### REQUEST:
Copy out the material below in full, but not its images.

### AVAILABLE DATA:
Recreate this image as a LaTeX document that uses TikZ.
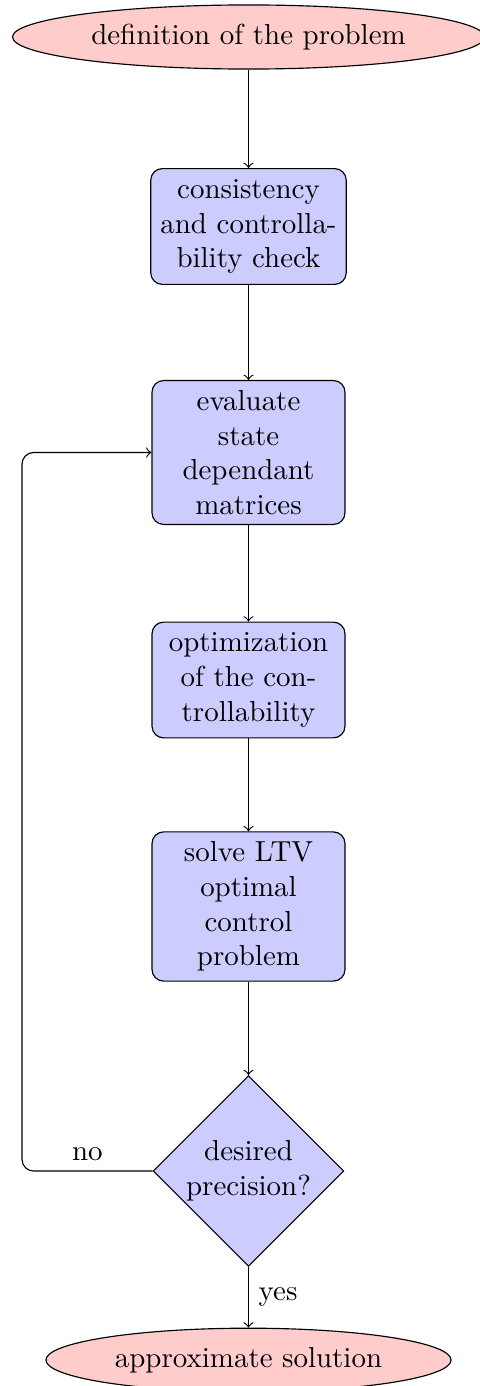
\documentclass[tikz,border=0pt]{standalone}
\usetikzlibrary{shapes.geometric}
\begin{document}
\begin{tikzpicture}[x=0.3455pt,y=-0.3455pt,
  blockbox/.style={rectangle, draw, fill=blue!20, align=center, rounded corners=4pt, minimum width=66.67pt, minimum height=40pt, inner sep=3.333pt},
  cloudnode/.style={ellipse, draw, fill=red!20, minimum height=2em},
  decision/.style={diamond, draw, fill=blue!20, text width=45pt, align=center, inner sep=0pt},
  conn/.style={draw, ->}]
\useasboundingbox (0,0) rectangle (479,1386);
\node[cloudnode] (init) at (248.5,37) {definition of the problem};
\node[blockbox] (check) at (248.5,226.5) {consistency\\and controlla-\\bility check};
\node[blockbox] (eval) at (248.5,452.5) {evaluate\\state\\dependant\\matrices};
\node[blockbox] (opt) at (248.5,680) {optimization\\of the con-\\trollability};
\node[blockbox] (solve) at (248.5,906.5) {solve LTV\\optimal\\control\\problem};
\node[decision] (dec) at (248.5,1171) {desired\\precision?};
\node[cloudnode] (stop) at (248.5,1360) {approximate solution};
\coordinate (loopx) at (22,1171);
\draw[conn] (init) -- (check);
\draw[conn] (check) -- (eval);
\draw[conn] (eval) -- (opt);
\draw[conn] (opt) -- (solve);
\draw[conn] (solve) -- (dec);
\draw[conn] (dec) -- node[right] {yes} (stop);
\draw[conn, rounded corners=4pt] (dec.west) -- node[above] {no} (loopx) |- (eval.west);
\end{tikzpicture}
\end{document}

### EXERCISE ANSWER:
Recreate this image as a LaTeX document that uses TikZ.
\documentclass[tikz,border=0pt]{standalone}
\usetikzlibrary{shapes.geometric}
\begin{document}
\begin{tikzpicture}[x=0.3455pt,y=-0.3455pt,
  blockbox/.style={rectangle, draw, fill=blue!20, align=center, rounded corners=4pt, minimum width=66.67pt, minimum height=40pt, inner sep=3.333pt},
  cloudnode/.style={ellipse, draw, fill=red!20, minimum height=2em},
  decision/.style={diamond, draw, fill=blue!20, text width=45pt, align=center, inner sep=0pt},
  conn/.style={draw, ->}]
\useasboundingbox (0,0) rectangle (479,1386);
\node[cloudnode] (init) at (248.5,37) {definition of the problem};
\node[blockbox] (check) at (248.5,226.5) {consistency\\and controlla-\\bility check};
\node[blockbox] (eval) at (248.5,452.5) {evaluate\\state\\dependant\\matrices};
\node[blockbox] (opt) at (248.5,680) {optimization\\of the con-\\trollability};
\node[blockbox] (solve) at (248.5,906.5) {solve LTV\\optimal\\control\\problem};
\node[decision] (dec) at (248.5,1171) {desired\\precision?};
\node[cloudnode] (stop) at (248.5,1360) {approximate solution};
\coordinate (loopx) at (22,1171);
\draw[conn] (init) -- (check);
\draw[conn] (check) -- (eval);
\draw[conn] (eval) -- (opt);
\draw[conn] (opt) -- (solve);
\draw[conn] (solve) -- (dec);
\draw[conn] (dec) -- node[right] {yes} (stop);
\draw[conn, rounded corners=4pt] (dec.west) -- node[above] {no} (loopx) |- (eval.west);
\end{tikzpicture}
\end{document}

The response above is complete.